= Beate Baumann =

German political advisor

Beate Baumann (born July 28, 1963) is a German political advisor. She became known as office manager to German Chancellor Angela Merkel and, alongside Eva Christiansen, as her closest advisor.

== Life ==

After graduating from Gymnasium Carolinum in Osnabrück, Baumann studied English and German language and literature in Münster and Cambridge and passed her state examination in Münster in 1990. Baumann was already politically active during her studies, for example on the state executive committee of the Junge Union in Lower Saxony. On recommendation of Christian Wulff, Baumann became Angela Merkel's advisor in the Federal Youth Ministry in January 1992 and moved with her to the Federal Environment Ministry as office manager in 1995. When Merkel was elected Secretary General of the CDU in 1998, Baumann followed her to the Adenauer House, where she temporarily headed the planning staff in addition to Merkel's office. When Merkel became chairwoman of the CDU/CSU parliamentary group in the Bundestag in 2002 in addition to her office as party chairwoman, Beate Baumann again accompanied her as office manager in the Jakob-Kaiser-Haus.
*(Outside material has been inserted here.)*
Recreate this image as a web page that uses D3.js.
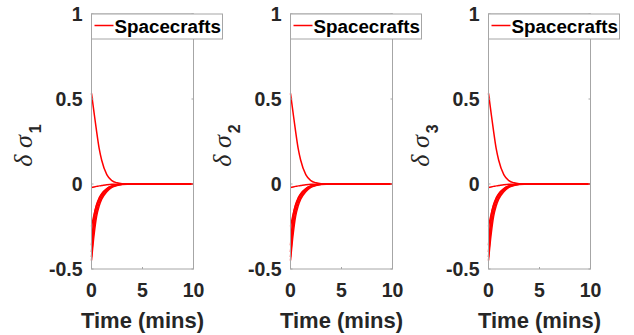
<!DOCTYPE html>
<html>
<head>
<meta charset="utf-8">
<script src="https://cdn.jsdelivr.net/npm/d3@7"></script>
<style>
  body { margin: 0; background: #fff; }
  svg { display: block; }
  text { font-family: Arial, "Liberation Sans", sans-serif; font-weight: bold; fill: #262626; }
</style>
</head>
<body>
<div id="chart"></div>
<script>
(function () {

  // Sample times (mins)
  const times = [0, 0.25, 0.5, 0.75, 1, 1.5, 2, 2.5, 3, 4, 5, 10]

  // Error trajectories, one row per spacecraft (same for every component)
  const sigma1 = [
    [0.533, 0.42, 0.31, 0.21, 0.14, 0.055, 0.02, 0.007, 0.002, 0, 0, 0],
    [-0.02, -0.017, -0.014, -0.011, -0.009, -0.005, -0.002, -0.001, 0, 0, 0, 0],
    [-0.45, -0.30, -0.19, -0.13, -0.09, -0.045, -0.02, -0.009, -0.003, 0, 0, 0],
    [-0.43, -0.26, -0.165, -0.112, -0.078, -0.038, -0.017, -0.007, -0.002, 0, 0, 0],
    [-0.40, -0.22, -0.14, -0.095, -0.066, -0.032, -0.014, -0.006, -0.002, 0, 0, 0],
    [-0.36, -0.19, -0.12, -0.082, -0.057, -0.027, -0.012, -0.005, -0.002, 0, 0, 0],
    [-0.25, -0.18, -0.125, -0.088, -0.06, -0.028, -0.012, -0.005, -0.002, 0, 0, 0]
  ]
  const sigma2 = sigma1
  const sigma3 = sigma1

  const panels = [
    { sub: "1", rows: sigma1 },
    { sub: "2", rows: sigma2 },
    { sub: "3", rows: sigma3 }
  ]
  const xTicks = [0, 5, 10]
  const yTicks = [-0.5, 0, 0.5, 1]
  const legendLabel = "Spacecrafts"

  const W = 634, H = 335
  const plotLefts = [91.5, 290.5, 488.5]
  const plotW = 102, plotTop = 14, plotH = 255

  const svg = d3.select("#chart").append("svg")
    .attr("width", W)
    .attr("height", H)

  const x = d3.scaleLinear().domain([0, 10]).range([0, plotW])
  const y = d3.scaleLinear().domain([-0.5, 1]).range([plotH, 0])

  const line = d3.line()
    .x((d, i) => x(times[i]))
    .y(d => y(d))
    .curve(d3.curveMonotoneX)

  panels.forEach((p, k) => {
    const g = svg.append("g")
      .attr("transform", "translate(" + plotLefts[k] + "," + plotTop + ")")

    // Data lines
    g.selectAll("path.traj")
      .data(p.rows)
      .join("path")
      .attr("class", "traj")
      .attr("fill", "none")
      .attr("stroke", "#ff0000")
      .attr("stroke-width", 1.5)
      .attr("d", line)

    // Box
    g.append("rect")
      .attr("width", plotW)
      .attr("height", plotH)
      .attr("fill", "none")
      .attr("stroke", "#a6a6a6")
      .attr("stroke-width", 1)

    // Inner ticks
    xTicks.forEach(t => {
      g.append("line").attr("x1", x(t)).attr("x2", x(t)).attr("y1", plotH).attr("y2", plotH - 2)
        .attr("stroke", "#a6a6a6")
      g.append("line").attr("x1", x(t)).attr("x2", x(t)).attr("y1", 0).attr("y2", 2)
        .attr("stroke", "#a6a6a6")
    })
    yTicks.forEach(t => {
      g.append("line").attr("x1", 0).attr("x2", 2).attr("y1", y(t)).attr("y2", y(t))
        .attr("stroke", "#a6a6a6")
      g.append("line").attr("x1", plotW).attr("x2", plotW - 2).attr("y1", y(t)).attr("y2", y(t))
        .attr("stroke", "#a6a6a6")
    })

    // Tick labels
    g.selectAll("text.xt")
      .data(xTicks)
      .join("text")
      .attr("class", "xt")
      .attr("x", d => x(d))
      .attr("y", plotH + 28)
      .attr("text-anchor", "middle")
      .style("font-size", "19.5px")
      .text(d => d)

    g.selectAll("text.yt")
      .data(yTicks)
      .join("text")
      .attr("class", "yt")
      .attr("x", -9)
      .attr("y", d => y(d))
      .attr("dy", "0.36em")
      .attr("text-anchor", "end")
      .style("font-size", "19.5px")
      .text(d => d)

    // Axis titles
    g.append("text")
      .attr("x", plotW / 2)
      .attr("y", plotH + 59)
      .attr("text-anchor", "middle")
      .style("font-size", "22px")
      .text("Time (mins)")

    const yl = g.append("text")
      .attr("transform", "translate(-60," + (plotH / 2 + 4) + ") rotate(-90)")
      .attr("text-anchor", "middle")
    yl.append("tspan")
      .style("font-family", "'Liberation Serif', 'DejaVu Serif', serif")
      .style("font-style", "italic")
      .style("font-weight", "normal")
      .style("font-size", "26px")
      .text("δ σ")
    yl.append("tspan")
      .attr("dy", 9)
      .attr("dx", 2)
      .style("font-size", "16px")
      .text(p.sub)

    // Legend
    const lg = g.append("g")
    lg.append("rect")
      .attr("x", 0).attr("y", 0)
      .attr("width", 131).attr("height", 25)
      .attr("fill", "#fff")
      .attr("stroke", "#a6a6a6")
    lg.append("line")
      .attr("x1", 3).attr("x2", 22)
      .attr("y1", 11.5).attr("y2", 11.5)
      .attr("stroke", "#ff0000")
      .attr("stroke-width", 1.5)
    lg.append("text")
      .attr("x", 23)
      .attr("y", 18.5)
      .style("font-size", "18.8px")
      .style("fill", "#000")
      .text(legendLabel)
  })
})();
</script>
</body>
</html>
After Merkel's election as Federal Chancellor, Baumann was her office manager in the Federal Chancellery from November 22, 2005, to December 8, 2021. She attended the Morgenlage there, to which only Merkel's closest circle was invited. As Merkel's office manager, Baumann had influence on some decisions. Merkel's decisions to run for the chancellorship again in 2017 and to vote against Marriage for All had to be supported by her as office manager, but she was personally of a different opinion. After the end of Merkel's chancellorship, she told Spiegel that she was working on a biography with her, which would be published in November 2024.

== Film portrayals ==

Baumann was featured in the docudrama Stunden der Entscheidung: Angela Merkel and the Refugees by Tilla Kratochwil and in the feature film Die Getriebenen by Gisela Aderhold.